J’avais testé un mélange entre la recette de mon oncle et celle de Jamie Oliver et je m’étais retrouvée… peu convaincue. A ré-essayer.
- Purée de tomates
- Crème
- Vin blanc
- Viande (bons morceaux)
- Champignons, cornichons
- Quelques légumes
Le truc de Jean-Marie : faire cuire la viande séparément et ne l’ajouter qu’à la fin ! Sinon elle sera trop cuite. Viande de chez le boucher. On peut varier les légumes avec par exemple de la courgette.
Version de Jamie Oliver:
For the pickle
- 2 small red onions
- 1 handful gherkins
- 1 bunch fresh flat-leaf parsley
For the stroganoff
- 300 g mixed mushrooms
- olive oil
- 3 cloves of garlic
- 2 x 200 g quality sirloin steaks , fat removed
- 1 heaped teaspoon sweet paprika
- 1 lemon
- 1 swig brandy
- 4 heaped tablespoons fat-free natural yoghurt
- 1 swig semi-skimmed milk
Peel the onions, then finely slice them with the gherkins in the processor and tip into a bowl. Finely slice the parsley stalks and roughly chop the leaves, then toss into the bowl with a swig of gherkin vinegar and a pinch of salt, scrunching together well
Tear or slice the mushrooms into the frying pan with 2 tablespoons of oil, then squash in the unpeeled garlic through a garlic crusher and add two- thirds of the parsley pickle, stirring regularly.
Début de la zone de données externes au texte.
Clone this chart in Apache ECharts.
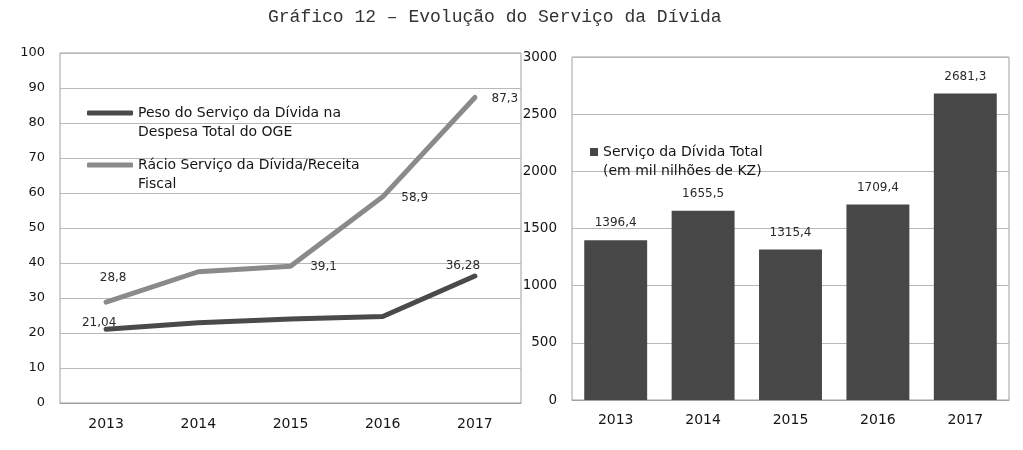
<!DOCTYPE html>
<html>
<head>
<meta charset="utf-8">
<script src="https://cdn.jsdelivr.net/npm/echarts@6/dist/echarts.min.js"></script>
<style>html,body{margin:0;padding:0;background:#fff;}#c{width:1023px;height:450px;}</style>
</head>
<body>
<div id="c"></div>
<script>
const years = ['2013', '2014', '2015', '2016', '2017'];
const pesoServico = [21.04, 22.9, 24.0, 24.7, 36.28];
const racioServico = [28.8, 37.5, 39.1, 58.9, 87.3];
const servicoTotal = [1396.4, 1655.5, 1315.4, 1709.4, 2681.3];
const leftAxisMax = 100, leftAxisStep = 10;
const rightAxisMax = 3000, rightAxisStep = 500;
const titleText = 'Gráfico 12 – Evolução do Serviço da Dívida';
const namePeso = 'Peso do Serviço da Dívida na Despesa Total do OGE';
const nameRacio = 'Rácio Serviço da Dívida/Receita Fiscal';
const nameTotal = 'Serviço da Dívida Total (em mil nilhões de KZ)';

const FONT = 'DejaVu Sans';
const TXT = '#151515';
const fmt = v => String(v).replace('.', ',');

// label placement (offsets) kept separate from data
const pesoLabels = {0: [-7, 0], 4: [-12, -4]};
const racioLabels = {0: [7, -18], 2: [33, 7], 3: [32, 8], 4: [30, 8]};

function buildLine(values, labels) {
  return values.map((v, i) => {
    const item = {value: v};
    if (labels[i]) {
      item.label = {show: true, position: 'top', distance: 0, offset: labels[i]};
    }
    return item;
  });
}

// leading blank line so the icon lines up with the first text line
const legendNames = {};
legendNames[namePeso] = ' \nPeso do Serviço da Dívida na\nDespesa Total do OGE';
legendNames[nameRacio] = ' \nRácio Serviço da Dívida/Receita\nFiscal';
legendNames[nameTotal] = ' \nServiço da Dívida Total\n(em mil nilhões de KZ)';

const legendText = {fontFamily: FONT, fontSize: 14, color: TXT, lineHeight: 19};

const chart = echarts.init(document.getElementById('c'));
chart.setOption({
  backgroundColor: '#fff',
  animation: false,
  title: {
    text: titleText, left: 263, top: 3,
    textStyle: {fontFamily: 'Liberation Mono', fontSize: 18, fontWeight: 'normal', color: '#333'}
  },
  legend: [
    {data: [namePeso], left: 82, top: 113 - 5 - 28.5, icon: 'roundRect', itemWidth: 46, itemHeight: 5,
     formatter: n => legendNames[n], textStyle: legendText},
    {data: [nameRacio], left: 82, top: 165 - 5 - 28.5, icon: 'roundRect', itemWidth: 46, itemHeight: 5,
     formatter: n => legendNames[n], textStyle: legendText},
    {data: [nameTotal], left: 585, top: 152 - 5 - 28.5, icon: 'rect', itemWidth: 8, itemHeight: 8,
     formatter: n => legendNames[n], textStyle: legendText}
  ],
  grid: [
    {left: 60, top: 53, width: 461, height: 350, show: true, borderColor: '#a0a0a0', borderWidth: 1},
    {left: 572, top: 57, width: 437, height: 343, show: true, borderColor: '#a0a0a0', borderWidth: 1}
  ],
  xAxis: [
    {type: 'category', gridIndex: 0, data: years, boundaryGap: true,
     axisLine: {lineStyle: {color: '#a0a0a0'}}, axisTick: {show: false},
     axisLabel: {fontFamily: FONT, fontSize: 14, color: TXT, margin: 14}},
    {type: 'category', gridIndex: 1, data: years, boundaryGap: true,
     axisLine: {lineStyle: {color: '#a0a0a0'}}, axisTick: {show: false},
     axisLabel: {fontFamily: FONT, fontSize: 14, color: TXT, margin: 13}}
  ],
  yAxis: [
    {type: 'value', gridIndex: 0, min: 0, max: leftAxisMax, interval: leftAxisStep,
     axisLine: {show: false}, axisTick: {show: false},
     splitLine: {lineStyle: {color: '#b8b8b8', width: 1}},
     axisLabel: {fontFamily: FONT, fontSize: 13, color: TXT, margin: 15, formatter: v => String(v)}},
    {type: 'value', gridIndex: 1, min: 0, max: rightAxisMax, interval: rightAxisStep,
     axisLine: {show: false}, axisTick: {show: false},
     splitLine: {lineStyle: {color: '#b8b8b8', width: 1}},
     axisLabel: {fontFamily: FONT, fontSize: 13.5, color: TXT, margin: 15, formatter: v => String(v)}}
  ],
  series: [
    {name: namePeso, type: 'line', xAxisIndex: 0, yAxisIndex: 0,
     data: buildLine(pesoServico, pesoLabels),
     symbol: 'circle', symbolSize: 1, showSymbol: true,
     lineStyle: {color: '#4a4a4a', width: 5, cap: 'round', join: 'round'},
     itemStyle: {color: '#4a4a4a'},
     label: {show: false, formatter: p => fmt(p.value), fontFamily: FONT, fontSize: 12, color: '#2a2a2a'}},
    {name: nameRacio, type: 'line', xAxisIndex: 0, yAxisIndex: 0,
     data: buildLine(racioServico, racioLabels),
     symbol: 'circle', symbolSize: 1, showSymbol: true,
     lineStyle: {color: '#8a8a8a', width: 5, cap: 'round', join: 'round'},
     itemStyle: {color: '#8a8a8a'},
     label: {show: false, formatter: p => fmt(p.value), fontFamily: FONT, fontSize: 12, color: '#2a2a2a'}},
    {name: nameTotal, type: 'bar', xAxisIndex: 1, yAxisIndex: 1,
     data: servicoTotal, barCategoryGap: '28%',
     itemStyle: {color: '#474747'},
     label: {show: true, position: 'top', distance: 11, formatter: p => fmt(p.value),
             fontFamily: FONT, fontSize: 12, color: '#2a2a2a'}}
  ]
});
</script>
</body>
</html>
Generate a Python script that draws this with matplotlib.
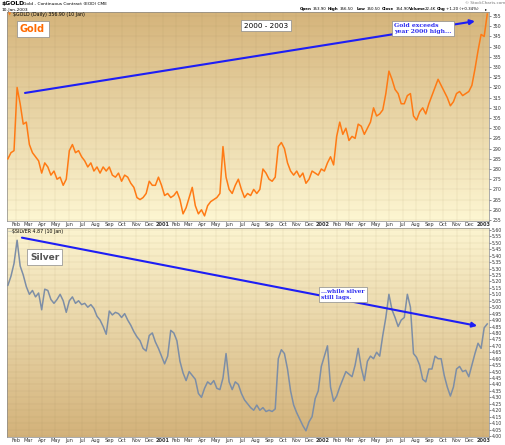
import numpy as np
import pandas as pd
import matplotlib
matplotlib.use('Agg')
import matplotlib.pyplot as plt
from matplotlib.colors import LinearSegmentedColormap

# weekly closes (Fridays, 14 Jan 2000 .. 10 Jan 2003)
weeks = pd.date_range('2000-01-14', '2003-01-10', freq='W-FRI')

gold = [285, 288, 289, 320, 312, 302, 303, 292, 288, 286,
        284, 278, 283, 281, 277, 279, 275, 276, 272, 275,
        289, 292, 288, 289, 286, 284, 281, 283, 279, 281,
        278, 281, 279, 281, 277, 276, 278, 274, 277, 276,
        273, 271, 266, 265, 266, 268, 274, 272, 272, 276,
        272, 267, 268, 266, 267, 269, 265, 258, 261, 266,
        271, 262, 258, 260, 257, 262, 264, 265, 266, 268,
        291, 276, 270, 268, 272, 275, 270, 266, 268, 267,
        270, 268, 270, 280, 278, 275, 274, 276, 291, 293,
        290, 283, 279, 277, 279, 276, 278, 273, 275, 279,
        278, 277, 280, 279, 283, 286, 282, 296, 303, 297,
        300, 294, 296, 295, 302, 301, 297, 300, 303, 310,
        306, 307, 309, 317, 328, 324, 319, 317, 312, 312,
        316, 317, 306, 304, 308, 310, 307, 312, 316, 320,
        324, 321, 318, 315, 311, 313, 317, 318, 316, 317,
        318, 321, 329, 338, 346, 345, 356]

silver = [5.17, 5.24, 5.34, 5.52, 5.32, 5.25, 5.16, 5.10, 5.13, 5.08,
          5.11, 4.98, 5.14, 5.13, 5.06, 5.03, 5.06, 5.10, 5.05, 4.96,
          5.05, 5.08, 5.03, 5.05, 5.02, 5.03, 5.00, 5.02, 4.99, 4.93,
          4.90, 4.85, 4.79, 4.97, 4.94, 4.96, 4.95, 4.92, 4.95, 4.90,
          4.86, 4.81, 4.77, 4.74, 4.68, 4.66, 4.78, 4.80, 4.73, 4.68,
          4.62, 4.56, 4.62, 4.82, 4.80, 4.74, 4.58, 4.49, 4.43, 4.50,
          4.47, 4.44, 4.33, 4.30, 4.37, 4.42, 4.40, 4.43, 4.37, 4.36,
          4.45, 4.64, 4.42, 4.36, 4.42, 4.40, 4.33, 4.28, 4.25, 4.22,
          4.20, 4.24, 4.20, 4.22, 4.19, 4.20, 4.19, 4.21, 4.60, 4.67,
          4.64, 4.52, 4.35, 4.24, 4.18, 4.13, 4.08, 4.04, 4.11, 4.15,
          4.29, 4.35, 4.54, 4.62, 4.70, 4.38, 4.27, 4.31, 4.38, 4.44,
          4.50, 4.48, 4.46, 4.55, 4.68, 4.53, 4.43, 4.58, 4.62, 4.60,
          4.65, 4.62, 4.78, 4.92, 5.10, 4.98, 4.92, 4.85, 4.90, 4.92,
          5.10, 5.00, 4.64, 4.61, 4.55, 4.44, 4.42, 4.52, 4.52, 4.62,
          4.60, 4.60, 4.47, 4.38, 4.31, 4.38, 4.52, 4.54, 4.50, 4.51,
          4.46, 4.55, 4.64, 4.72, 4.68, 4.84, 4.87]

assert len(gold) == len(weeks) == len(silver)

month_ticks = pd.date_range('2000-02-01', '2003-01-01', freq='MS')
month_labels = [str(d.year) if d.month == 1 else d.strftime('%b') for d in month_ticks]
gold_ticks = np.arange(255, 356, 5)
silver_ticks = np.arange(4.00, 5.601, 0.05)

W, H = 506, 445
fig = plt.figure(figsize=(W / 100, H / 100), dpi=100)
fig.patch.set_facecolor('white')


def fpos(x, y):
    return x / W, 1 - y / H


def shade(ax, top, bottom):
    grad = np.linspace(0, 1, 256).reshape(-1, 1)
    cmap = LinearSegmentedColormap.from_list('bg', [top, bottom])
    ax.imshow(grad, cmap=cmap, aspect='auto', extent=[0, 1, 0, 1],
              transform=ax.transAxes, zorder=0, interpolation='bilinear')


def style(ax, yticks, fmt):
    ax.set_xlim(pd.Timestamp('2000-01-12'), pd.Timestamp('2003-01-14'))
    ax.set_xticks(month_ticks, month_labels)
    for lbl, d in zip(ax.get_xticklabels(), month_ticks):
        if d.month == 1:
            lbl.set_fontweight('bold')
    ax.set_yticks(yticks, [fmt % v for v in yticks])
    ax.yaxis.tick_right()
    ax.tick_params(axis='x', length=0, pad=0.6, labelsize=3.6, colors='#333333')
    ax.tick_params(axis='y', length=1.5, width=0.4, pad=0.8, labelsize=3.3,
                   colors='#333333')
    ax.grid(color='#9c8458', alpha=0.22, lw=0.35)
    for s in ax.spines.values():
        s.set_color('#888888')
        s.set_linewidth(0.5)


# --- gold panel
ax1 = fig.add_axes([7 / W, 1 - 221 / H, 482 / W, 209 / H])
ax1.plot(weeks, gold, color='#ff7a14', lw=1.1, zorder=3)
shade(ax1, '#d5b47b', '#fdf6d2')
style(ax1, gold_ticks, '%d')
ax1.set_ylim(254.5, 357)
ax1.annotate('', xy=(pd.Timestamp('2002-12-13'), 352.5),
             xytext=(pd.Timestamp('2000-02-22'), 317.3),
             arrowprops=dict(arrowstyle='-|>', color='#1e1ef5', lw=1.5,
                             mutation_scale=7, shrinkA=0, shrinkB=0), zorder=4)

# --- silver panel
ax2 = fig.add_axes([7 / W, 1 - 437 / H, 482 / W, 209 / H])
ax2.plot(weeks, silver, color='#7d8ea6', lw=1.1, zorder=3)
shade(ax2, '#fcf4d0', '#d3b27a')
style(ax2, silver_ticks, '%.2f')
ax2.set_ylim(3.992, 5.615)
ax2.annotate('', xy=(pd.Timestamp('2002-12-18'), 4.855),
             xytext=(pd.Timestamp('2000-02-15'), 5.54),
             arrowprops=dict(arrowstyle='-|>', color='#1e1ef5', lw=1.5,
                             mutation_scale=7, shrinkA=0, shrinkB=0), zorder=4)

# --- header
fig.text(*fpos(2, 4), '$GOLD', fontsize=4.4, fontweight='bold', va='center')
fig.text(*fpos(23, 4), 'Gold - Continuous Contract (EOD) CME', fontsize=3.2, va='center')
fig.text(*fpos(2, 9.5), '10-Jan-2003', fontsize=3.2, va='center')
fig.text(*fpos(505, 3.5), '\u00a9 StockCharts.com', fontsize=3.0, va='center',
         ha='right', color='#777777')
quote = [(300, 'Open', True), (313, '353.90', False), (328, 'High', True),
         (340, '356.50', False), (357, 'Low', True), (367, '350.50', False),
         (382, 'Close', True), (396, '354.90', False), (409, 'Volume', True),
         (425, '22.4K', False), (437, 'Chg', True), (446, '+1.20 (+0.34%)', False)]
for x, s, b in quote:
    fig.text(*fpos(x, 9.3), s, fontsize=2.9, va='center',
             fontweight='bold' if b else 'normal')
fig.text(*fpos(485, 9.3), '\u25b8', fontsize=3.0, va='center')

fig.text(*fpos(8, 14.7), '\u25bc', fontsize=3, va='center', color='#ff7a14')
fig.text(*fpos(13, 14.7), '$GOLD (Daily) 356.90 (10 Jan)', fontsize=3.4, va='center')
fig.text(*fpos(8, 231.5), '\u2014', fontsize=3.4, va='center', color='#7d8ea6')
fig.text(*fpos(12, 231.5), '$SILVER 4.87 (10 Jan)', fontsize=3.4, va='center')

box = dict(boxstyle='square,pad=0.35', fc='white', ec='#8a8a8a', lw=0.5)
fig.text(*fpos(20, 29), 'Gold', fontsize=7, fontweight='bold', color='#ff6a00',
         va='center', bbox=box)
fig.text(*fpos(266, 25.5), '2000 - 2003', fontsize=5.2, ha='center', va='center',
         bbox=box)
fig.text(*fpos(394, 28.5), 'Gold exceeds\nyear 2000 high...', fontsize=4.4,
         fontweight='bold', color='#2d2df0', va='center', linespacing=1.1, bbox=box,
         family='DejaVu Serif')
fig.text(*fpos(30, 257), 'Silver', fontsize=6.5, fontweight='bold', color='#555555',
         va='center', bbox=box)
fig.text(*fpos(321, 294.5), '...while silver\nstill lags.', fontsize=4.2,
         fontweight='bold', color='#2d2df0', va='center', linespacing=1.1, bbox=box,
         family='DejaVu Serif')

fig.savefig('out.png', dpi=100)
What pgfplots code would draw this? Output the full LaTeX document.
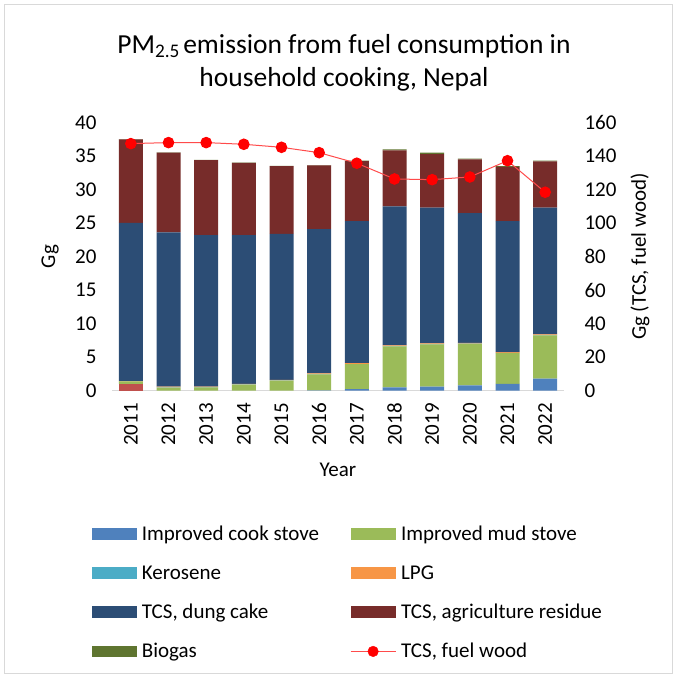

Slice the steaks about 1cm thick and toss with salt, pepper, the paprika and the finely grated lemon zest. Tip the mushrooms on to a plate, then add 2 tablespoons of oil and the steak to the pan in one layer, turning when golden
Add the brandy to the steak, carefully light it with a match (if you want), let the flames subside, then return the mushrooms to the pan with the yoghurt and milk and bring to the boil. Spoon over the stroganoff, squeeze and drain the remaining pickle, then scatter over from a height.